Falkenried and Alster
Between the stately villa districts at the inner city lake Alster and the 19th century neighborhood Eppendorf, a lot of interesting architecture projects has been realized recently. In the first place the Falkenried site should be mentioned here. The former tram depot has been transformed to a new city quarter with (luxury) apartments, offices, shops and cafés. Bolles + Wilson were responsible for the master plan; the plan was executed in collaboration with other architects firms. Not far from Falkenried Blauraum architects converted an old commercial building into apartments.
On a former football field and next to the media center designed by Norman Foster and Peter Kulka, the Swiss architects Atelier 5 have realized a complex and dense residential structure with many different housing types. With Enric Miralles another international architect has designed in this neighborhood (the youth music school). Also the nearby university campus has been modernized in the last years and among the white stucco villas at the lake front of the Alster, Richard Meier built a (white) office building next to the US embassy.

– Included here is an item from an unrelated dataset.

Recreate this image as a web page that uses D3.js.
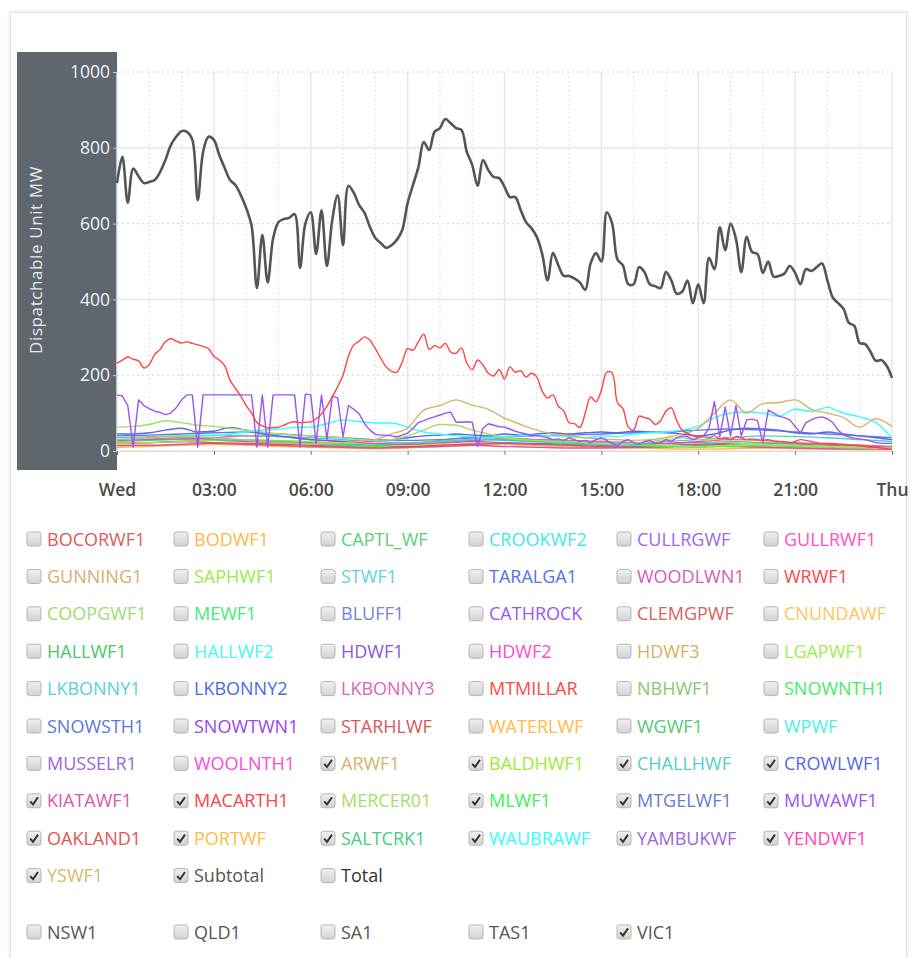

Altona belonged to the Danish kingdom until 1864, and after being independent for a while it became part of Hamburg in 1938. Altona, and specifically the neighborhood Ottensen, are defined by old residential architecture, which attracted students, young academics and creative people during the last years. Next to the lively atmosphere which these new inhabitants brought with them, also the old factories contribute to the charm of this district.
It all started with the “Fabrik” (Factory) in 1971, the place-to-be for jazz and blues concerts in Hamburg. During the years more and more of the factories stopped working and were reused for other purposes. One important example are the Zeisehallen, a factory producing ship propellers, now housing a library, a cinema, restaurants and shops. A more recent project is the conversion of the old gas works in Bahrenfeld. This site has become a kind of industrial park with apartments, commercial space, small enterprises, and two hotels.
This new definition of an old neighborhood can be also noticed in a couple of smaller projects, such as architectural infills in existing structures and contemporary architecture searching the dialogue with the historic one.